Filmmaker Michael Nash spent two years traversing the globe to document the effects of climate change. He visited the quickly submerging islands of Tuvalu and the storm-susceptible coastlines of Bangladesh, as well as drought-affected regions of Sudan and rapidly expanding deserts in China, filming how climate change in these areas is threatening the survival of millions of people.

"Climate Refugees" presents strong visuals and potent testimony from the victims of climate change, politicians, scientists, relief organizations, and authors to help sound the alarm for instituting new policies and working together to create solutions to cope with this imminent crisis.

A climate refugee is a person displaced by climatically induced environmental disasters.
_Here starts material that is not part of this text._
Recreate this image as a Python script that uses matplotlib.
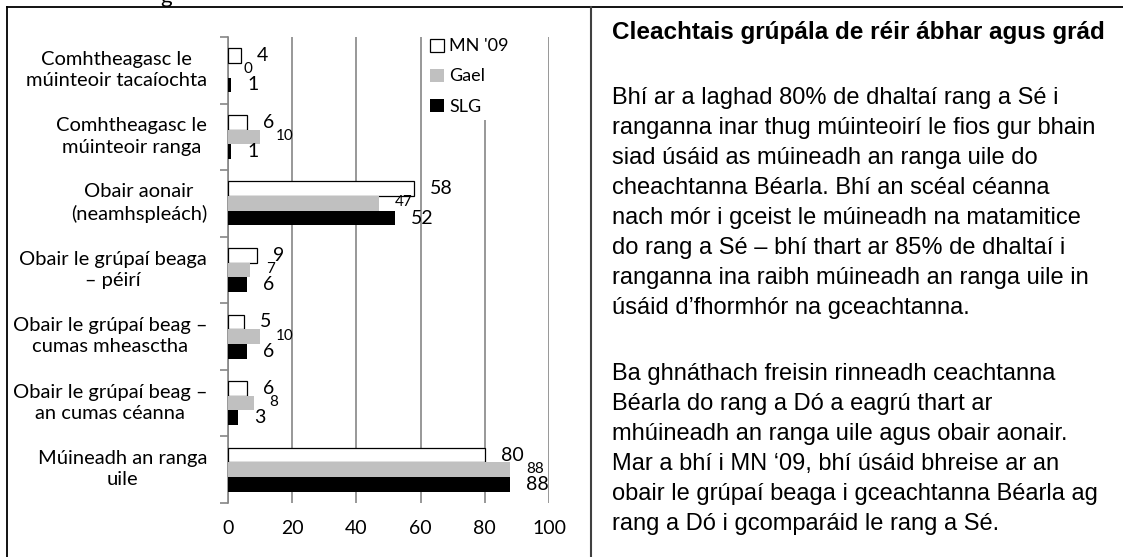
import matplotlib
matplotlib.use("Agg")
import matplotlib.pyplot as plt
from matplotlib.patches import Patch
from matplotlib.lines import Line2D
from matplotlib.transforms import ScaledTranslation

# categories from bottom to top
categories = [
    "Múineadh an ranga\nuile",
    "Obair le grúpaí beag –\nan cumas céanna",
    "Obair le grúpaí beag –\ncumas mheasctha",
    "Obair le grúpaí beaga\n– péirí",
    "Obair aonair\n(neamhspleách)",
    "Comhtheagasc le\nmúinteoir ranga",
    "Comhtheagasc le\nmúinteoir tacaíochta",
]
mn09 = [80, 6, 5, 9, 58, 6, 4]
gael = [88, 8, 10, 7, 47, 10, 0]
slg = [88, 3, 6, 6, 52, 1, 1]
series_names = ["MN '09", "Gael", "SLG"]
x_ticks = [0, 20, 40, 60, 80, 100]

title = "Cleachtais grúpála de réir ábhar agus grád"
para1 = [
    "Bhí ar a laghad 80% de dhaltaí rang a Sé i",
    "ranganna inar thug múinteoirí le fios gur bhain",
    "siad úsáid as múineadh an ranga uile do",
    "cheachtanna Béarla. Bhí an scéal céanna",
    "nach mór i gceist le múineadh na matamitice",
    "do rang a Sé – bhí thart ar 85% de dhaltaí i",
    "ranganna ina raibh múineadh an ranga uile in",
    "úsáid d’fhormhór na gceachtanna.",
]
para2 = [
    "Ba ghnáthach freisin rinneadh ceachtanna",
    "Béarla do rang a Dó a eagrú thart ar",
    "mhúineadh an ranga uile agus obair aonair.",
    "Mar a bhí i MN ‘09, bhí úsáid bhreise ar an",
    "obair le grúpaí beaga i gceachtanna Béarla ag",
    "rang a Dó i gcomparáid le rang a Sé.",
]

W, H = 1123, 557
fig = plt.figure(figsize=(W / 100, H / 100), dpi=100)
chart_font = "Lato"
text_font = "Liberation Sans"
grid_col = "#868686"

ax = fig.add_axes([228 / W, 1 - 503 / H, (549 - 228) / W, (503 - 37) / H])

h = 0.22
y = list(range(len(categories)))
ax.barh([v + h for v in y], mn09, height=h, color="white", edgecolor="black", linewidth=0.9, zorder=3)
ax.barh(y, gael, height=h, color="#c0c0c0", edgecolor="none", zorder=3)
ax.barh([v - h for v in y], slg, height=h, color="black", edgecolor="none", zorder=3)

for i in y:
    ax.annotate(str(mn09[i]), (mn09[i], i + h), xytext=(16, 0), textcoords="offset pixels",
                ha="left", va="center", fontsize=14, family=chart_font, zorder=4)
    ax.annotate(str(gael[i]), (gael[i], i), xytext=(16, 1), textcoords="offset pixels",
                ha="left", va="center", fontsize=11, family=chart_font, zorder=4)
    ax.annotate(str(slg[i]), (slg[i], i - h), xytext=(16, 0), textcoords="offset pixels",
                ha="left", va="center", fontsize=14, family=chart_font, zorder=4)

ax.set_xlim(0, 100)
ax.set_ylim(-0.5, len(categories) - 0.5)
ax.set_xticks(x_ticks)
ax.set_xticklabels([str(t) for t in x_ticks], family=chart_font, fontsize=14)
ax.set_yticks(y)
ax.set_yticklabels(categories, family=chart_font, fontsize=14.5, multialignment="center",
                   linespacing=1.3)
ax.set_yticks([v - 0.5 for v in range(len(categories) + 1)], minor=True)
ax.tick_params(axis="y", which="major", length=0, pad=15)
ax.tick_params(axis="y", which="minor", length=6, color=grid_col, width=1.2)
ax.tick_params(axis="x", length=0, pad=12)
ax.grid(axis="x", color=grid_col, linewidth=1.2, zorder=0)
for s in ["top", "right", "bottom"]:
    ax.spines[s].set_visible(False)
ax.spines["left"].set_color(grid_col)
ax.spines["left"].set_linewidth(1.2)

# labels sit a little above the category centre
shift = ScaledTranslation(0, 4 / 100, fig.dpi_scale_trans)
for lab in ax.get_yticklabels():
    lab.set_transform(lab.get_transform() + shift)

handles = [
    Patch(facecolor="white", edgecolor="black", linewidth=0.9),
    Patch(facecolor="#c0c0c0", edgecolor="none"),
    Patch(facecolor="black", edgecolor="none"),
]
leg = fig.legend(handles, series_names, loc="upper left", bbox_to_anchor=(425 / W, 1 - 33 / H),
                 frameon=True, facecolor="white", edgecolor="none", framealpha=1,
                 prop={"family": chart_font, "size": 13}, handlelength=0.75, handleheight=0.75,
                 handletextpad=0.3, labelspacing=0.78, borderpad=0.3, borderaxespad=0)
leg.set_zorder(5)

# panel frames
fig.add_artist(Line2D([7 / W, 1], [1 - 7 / H, 1 - 7 / H], color="black", linewidth=1.3))
fig.add_artist(Line2D([7 / W, 7 / W], [0, 1 - 7 / H], color="black", linewidth=1.3))
fig.add_artist(Line2D([591 / W, 591 / W], [0, 1 - 7 / H], color="#404040", linewidth=1.5))

# cut-off glyph at the top edge
fig.text(160 / W, 1 - 3 / H, "g", family=chart_font, fontsize=16, ha="left", va="baseline")

# right-hand text
fig.text(612 / W, 1 - 32 / H, title, family=text_font, fontsize=17.5, weight="bold", va="center")
for k, line in enumerate(para1):
    fig.text(612 / W, 1 - (98 + 30 * k) / H, line, family=text_font, fontsize=17, va="center")
for k, line in enumerate(para2):
    fig.text(612 / W, 1 - (374 + 30 * k) / H, line, family=text_font, fontsize=17, va="center")

fig.savefig("out.png", dpi=100)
Such disasters result from incremental and rapid ecological change, resulting in increased droughts, desertification, sea level rise, and the more frequent occurrence of extreme weather events such as hurricanes, cyclones, fires, mass flooding and tornadoes, causing mass global migration and border conflicts. The Pentagon considers climate change a national security risk, and the term "climate wars" is being discussed in war-room like environments in Washington, D.C.

"'Climate Refugees' is an important film that should be seen no matter what one's views are on the effects of climate change the world over," said Howard Burns, editor of Moving Pictures magazine

"Not only are there people in this world who are already feeling the devastating toll of this supremely important issue, but after watching Michael Nash's eye‐opening documentary, you quickly begin to understand that our own national security is threatened by events happening both within and outside our borders. Nash has raised a very dark red flag; now, it is up to all of us to heed his warning," said Burns.

A sustainability-themed series, "Green Screens" is presented regularly by the Bucknell University Environmental Center and the Campus Theatre. Each film is followed by an opportunity for audience discussion with a panel led by local experts.